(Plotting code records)
★ ★ ★ ★

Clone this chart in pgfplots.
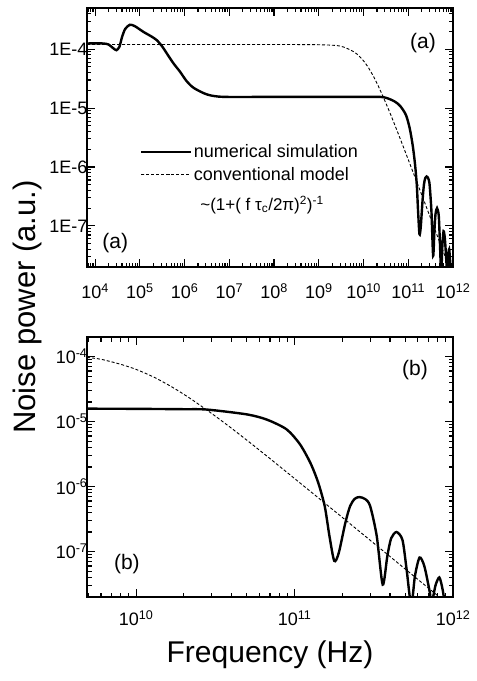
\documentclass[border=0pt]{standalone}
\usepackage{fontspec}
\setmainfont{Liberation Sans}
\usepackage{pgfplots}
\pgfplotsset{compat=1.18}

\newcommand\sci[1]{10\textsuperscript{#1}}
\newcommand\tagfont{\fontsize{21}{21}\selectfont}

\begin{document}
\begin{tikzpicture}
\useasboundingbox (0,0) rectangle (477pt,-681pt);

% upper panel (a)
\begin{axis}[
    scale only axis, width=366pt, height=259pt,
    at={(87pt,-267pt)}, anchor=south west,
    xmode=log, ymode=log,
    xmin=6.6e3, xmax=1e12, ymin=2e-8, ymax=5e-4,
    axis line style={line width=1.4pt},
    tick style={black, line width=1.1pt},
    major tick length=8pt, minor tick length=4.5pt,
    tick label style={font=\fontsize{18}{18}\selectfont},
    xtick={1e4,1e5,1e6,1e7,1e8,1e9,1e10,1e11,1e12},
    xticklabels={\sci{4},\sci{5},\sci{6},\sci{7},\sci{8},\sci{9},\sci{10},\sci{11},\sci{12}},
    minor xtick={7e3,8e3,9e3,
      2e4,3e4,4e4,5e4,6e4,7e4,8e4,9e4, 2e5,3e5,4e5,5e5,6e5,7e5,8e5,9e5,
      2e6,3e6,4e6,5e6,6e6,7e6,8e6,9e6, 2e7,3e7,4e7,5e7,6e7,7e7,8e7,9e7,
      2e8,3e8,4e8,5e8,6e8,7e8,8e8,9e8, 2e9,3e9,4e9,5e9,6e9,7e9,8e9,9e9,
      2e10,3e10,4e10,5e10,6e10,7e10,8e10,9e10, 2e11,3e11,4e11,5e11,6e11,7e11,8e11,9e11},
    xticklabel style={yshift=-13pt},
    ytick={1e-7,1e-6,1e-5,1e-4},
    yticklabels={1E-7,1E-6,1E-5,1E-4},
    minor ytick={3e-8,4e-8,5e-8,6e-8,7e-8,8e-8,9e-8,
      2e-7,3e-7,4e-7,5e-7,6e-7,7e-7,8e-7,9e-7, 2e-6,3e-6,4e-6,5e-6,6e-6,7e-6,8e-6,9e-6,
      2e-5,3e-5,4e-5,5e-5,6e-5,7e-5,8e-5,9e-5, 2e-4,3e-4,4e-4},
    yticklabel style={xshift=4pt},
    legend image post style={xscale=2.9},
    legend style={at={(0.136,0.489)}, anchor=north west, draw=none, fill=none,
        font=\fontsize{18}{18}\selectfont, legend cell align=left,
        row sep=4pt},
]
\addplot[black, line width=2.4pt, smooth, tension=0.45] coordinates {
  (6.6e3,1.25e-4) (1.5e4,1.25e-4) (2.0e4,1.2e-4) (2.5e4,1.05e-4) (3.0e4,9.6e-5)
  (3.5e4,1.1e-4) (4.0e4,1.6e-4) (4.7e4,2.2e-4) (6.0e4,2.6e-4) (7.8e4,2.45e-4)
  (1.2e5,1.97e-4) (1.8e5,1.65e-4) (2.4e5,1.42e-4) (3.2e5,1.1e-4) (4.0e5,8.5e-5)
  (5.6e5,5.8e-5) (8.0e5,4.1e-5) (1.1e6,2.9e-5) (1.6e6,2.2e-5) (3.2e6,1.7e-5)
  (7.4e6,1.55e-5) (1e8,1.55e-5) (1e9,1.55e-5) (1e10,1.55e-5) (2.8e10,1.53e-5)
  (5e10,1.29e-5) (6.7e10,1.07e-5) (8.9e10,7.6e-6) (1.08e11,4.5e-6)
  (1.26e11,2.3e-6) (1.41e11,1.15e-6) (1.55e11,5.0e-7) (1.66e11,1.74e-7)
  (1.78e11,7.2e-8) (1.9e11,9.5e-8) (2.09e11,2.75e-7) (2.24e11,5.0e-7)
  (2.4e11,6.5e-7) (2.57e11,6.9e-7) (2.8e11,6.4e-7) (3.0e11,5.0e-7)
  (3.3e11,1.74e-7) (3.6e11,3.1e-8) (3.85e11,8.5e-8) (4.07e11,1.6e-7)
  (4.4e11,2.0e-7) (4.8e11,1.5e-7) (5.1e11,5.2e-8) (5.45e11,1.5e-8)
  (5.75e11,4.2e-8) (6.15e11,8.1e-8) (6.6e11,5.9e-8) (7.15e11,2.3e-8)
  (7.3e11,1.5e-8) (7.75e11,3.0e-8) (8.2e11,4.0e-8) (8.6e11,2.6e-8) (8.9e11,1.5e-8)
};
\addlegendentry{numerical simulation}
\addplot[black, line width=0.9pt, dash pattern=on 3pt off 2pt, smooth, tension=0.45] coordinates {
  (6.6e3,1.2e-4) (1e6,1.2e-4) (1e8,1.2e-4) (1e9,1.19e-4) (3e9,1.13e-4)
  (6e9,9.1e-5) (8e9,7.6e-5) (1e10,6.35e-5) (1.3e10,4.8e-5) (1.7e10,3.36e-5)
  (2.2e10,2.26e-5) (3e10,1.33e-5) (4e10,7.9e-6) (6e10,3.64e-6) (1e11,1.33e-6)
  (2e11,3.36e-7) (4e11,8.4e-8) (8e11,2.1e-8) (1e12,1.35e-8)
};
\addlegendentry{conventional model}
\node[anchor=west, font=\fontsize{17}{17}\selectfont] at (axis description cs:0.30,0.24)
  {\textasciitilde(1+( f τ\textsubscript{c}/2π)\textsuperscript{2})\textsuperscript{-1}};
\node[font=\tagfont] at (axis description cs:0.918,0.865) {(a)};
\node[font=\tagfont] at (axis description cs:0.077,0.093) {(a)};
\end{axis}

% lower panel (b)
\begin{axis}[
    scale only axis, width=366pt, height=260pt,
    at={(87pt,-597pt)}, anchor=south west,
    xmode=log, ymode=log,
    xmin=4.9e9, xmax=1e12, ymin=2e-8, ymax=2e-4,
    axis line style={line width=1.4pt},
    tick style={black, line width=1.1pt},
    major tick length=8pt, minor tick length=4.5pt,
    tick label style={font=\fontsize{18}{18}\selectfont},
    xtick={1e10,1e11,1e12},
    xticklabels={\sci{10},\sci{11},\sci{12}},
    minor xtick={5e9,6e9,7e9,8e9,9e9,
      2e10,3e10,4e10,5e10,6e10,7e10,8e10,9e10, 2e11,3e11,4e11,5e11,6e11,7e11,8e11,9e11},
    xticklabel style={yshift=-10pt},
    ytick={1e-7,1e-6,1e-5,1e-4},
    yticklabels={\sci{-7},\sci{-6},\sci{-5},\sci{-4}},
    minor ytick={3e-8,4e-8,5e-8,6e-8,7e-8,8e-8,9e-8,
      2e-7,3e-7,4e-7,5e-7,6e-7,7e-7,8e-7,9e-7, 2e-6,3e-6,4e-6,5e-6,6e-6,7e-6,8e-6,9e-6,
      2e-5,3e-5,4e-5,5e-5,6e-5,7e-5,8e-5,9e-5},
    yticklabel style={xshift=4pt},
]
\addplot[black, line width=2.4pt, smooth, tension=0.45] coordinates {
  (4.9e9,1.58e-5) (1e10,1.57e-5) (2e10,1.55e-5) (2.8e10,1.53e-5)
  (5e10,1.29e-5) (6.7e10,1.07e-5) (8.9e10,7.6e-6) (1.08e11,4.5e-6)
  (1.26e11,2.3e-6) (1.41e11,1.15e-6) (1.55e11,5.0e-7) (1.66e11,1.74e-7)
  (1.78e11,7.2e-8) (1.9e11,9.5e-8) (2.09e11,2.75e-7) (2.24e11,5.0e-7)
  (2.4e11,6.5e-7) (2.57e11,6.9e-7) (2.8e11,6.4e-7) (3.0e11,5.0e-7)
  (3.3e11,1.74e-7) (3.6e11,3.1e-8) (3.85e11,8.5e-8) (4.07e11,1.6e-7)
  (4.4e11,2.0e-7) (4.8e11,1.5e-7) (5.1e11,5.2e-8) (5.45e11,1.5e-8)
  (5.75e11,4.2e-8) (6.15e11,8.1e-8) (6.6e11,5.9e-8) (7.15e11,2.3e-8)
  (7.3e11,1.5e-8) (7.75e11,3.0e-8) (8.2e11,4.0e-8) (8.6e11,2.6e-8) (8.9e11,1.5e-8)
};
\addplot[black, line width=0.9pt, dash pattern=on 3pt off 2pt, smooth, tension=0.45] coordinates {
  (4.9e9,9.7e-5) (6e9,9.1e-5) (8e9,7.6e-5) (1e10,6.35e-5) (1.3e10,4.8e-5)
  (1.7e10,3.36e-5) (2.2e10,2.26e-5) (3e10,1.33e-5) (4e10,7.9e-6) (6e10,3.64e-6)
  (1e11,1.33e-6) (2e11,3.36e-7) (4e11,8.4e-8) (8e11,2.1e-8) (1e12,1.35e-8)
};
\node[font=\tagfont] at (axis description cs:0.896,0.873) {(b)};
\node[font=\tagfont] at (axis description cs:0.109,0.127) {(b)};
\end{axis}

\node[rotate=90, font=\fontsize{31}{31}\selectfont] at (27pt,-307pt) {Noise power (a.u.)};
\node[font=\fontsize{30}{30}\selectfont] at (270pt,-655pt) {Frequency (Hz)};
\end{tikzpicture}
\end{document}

★ ★ ★ ★

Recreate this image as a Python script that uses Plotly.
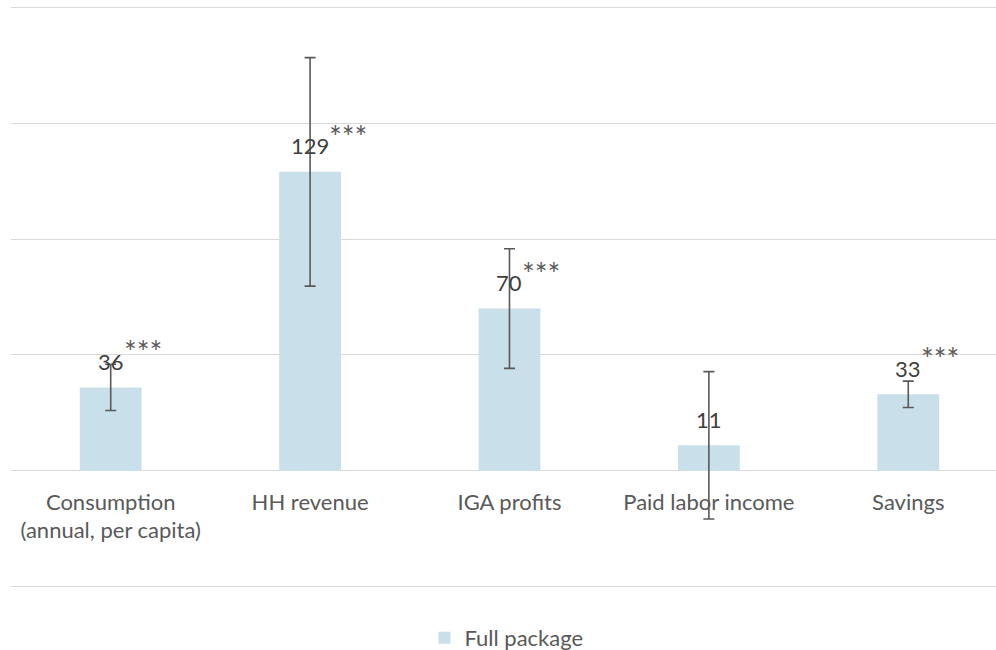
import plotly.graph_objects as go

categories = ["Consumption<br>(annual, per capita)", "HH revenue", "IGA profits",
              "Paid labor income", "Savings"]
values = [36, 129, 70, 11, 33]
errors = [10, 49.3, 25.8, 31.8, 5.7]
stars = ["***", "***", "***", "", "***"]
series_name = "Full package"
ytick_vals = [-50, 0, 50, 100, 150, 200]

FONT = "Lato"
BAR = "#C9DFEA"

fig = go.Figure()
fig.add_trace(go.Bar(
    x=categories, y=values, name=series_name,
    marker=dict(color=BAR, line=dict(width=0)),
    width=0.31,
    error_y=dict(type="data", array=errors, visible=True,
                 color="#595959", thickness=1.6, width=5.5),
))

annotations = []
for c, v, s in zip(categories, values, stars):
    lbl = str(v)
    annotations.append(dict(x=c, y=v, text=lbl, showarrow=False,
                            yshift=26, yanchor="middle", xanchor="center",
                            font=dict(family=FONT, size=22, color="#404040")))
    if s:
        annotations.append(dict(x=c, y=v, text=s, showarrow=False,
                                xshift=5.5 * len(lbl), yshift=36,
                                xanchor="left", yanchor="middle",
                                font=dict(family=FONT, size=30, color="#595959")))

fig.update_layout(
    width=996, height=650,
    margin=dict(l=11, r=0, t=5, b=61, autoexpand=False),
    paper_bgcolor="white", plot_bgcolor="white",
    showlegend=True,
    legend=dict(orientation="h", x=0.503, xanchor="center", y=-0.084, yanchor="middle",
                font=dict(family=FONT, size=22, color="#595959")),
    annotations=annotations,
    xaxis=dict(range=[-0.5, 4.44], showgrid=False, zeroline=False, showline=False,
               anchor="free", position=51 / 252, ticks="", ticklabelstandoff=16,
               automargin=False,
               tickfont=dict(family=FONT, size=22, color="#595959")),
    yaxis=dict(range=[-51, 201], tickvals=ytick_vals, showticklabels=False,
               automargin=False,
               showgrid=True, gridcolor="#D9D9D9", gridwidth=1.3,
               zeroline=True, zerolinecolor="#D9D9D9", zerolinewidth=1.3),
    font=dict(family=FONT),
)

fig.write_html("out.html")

★ ★ ★ ★

Work required: In the listing above, find the line with "Clone this chart in pgfplots." and the line with "(0,0) rectangle (477pt,-681pt);". Copy exactly those lines and all between them, minus the images.

Reply:
Clone this chart in pgfplots.
\documentclass[border=0pt]{standalone}
\usepackage{fontspec}
\setmainfont{Liberation Sans}
\usepackage{pgfplots}
\pgfplotsset{compat=1.18}

\newcommand\sci[1]{10\textsuperscript{#1}}
\newcommand\tagfont{\fontsize{21}{21}\selectfont}

\begin{document}
\begin{tikzpicture}
\useasboundingbox (0,0) rectangle (477pt,-681pt);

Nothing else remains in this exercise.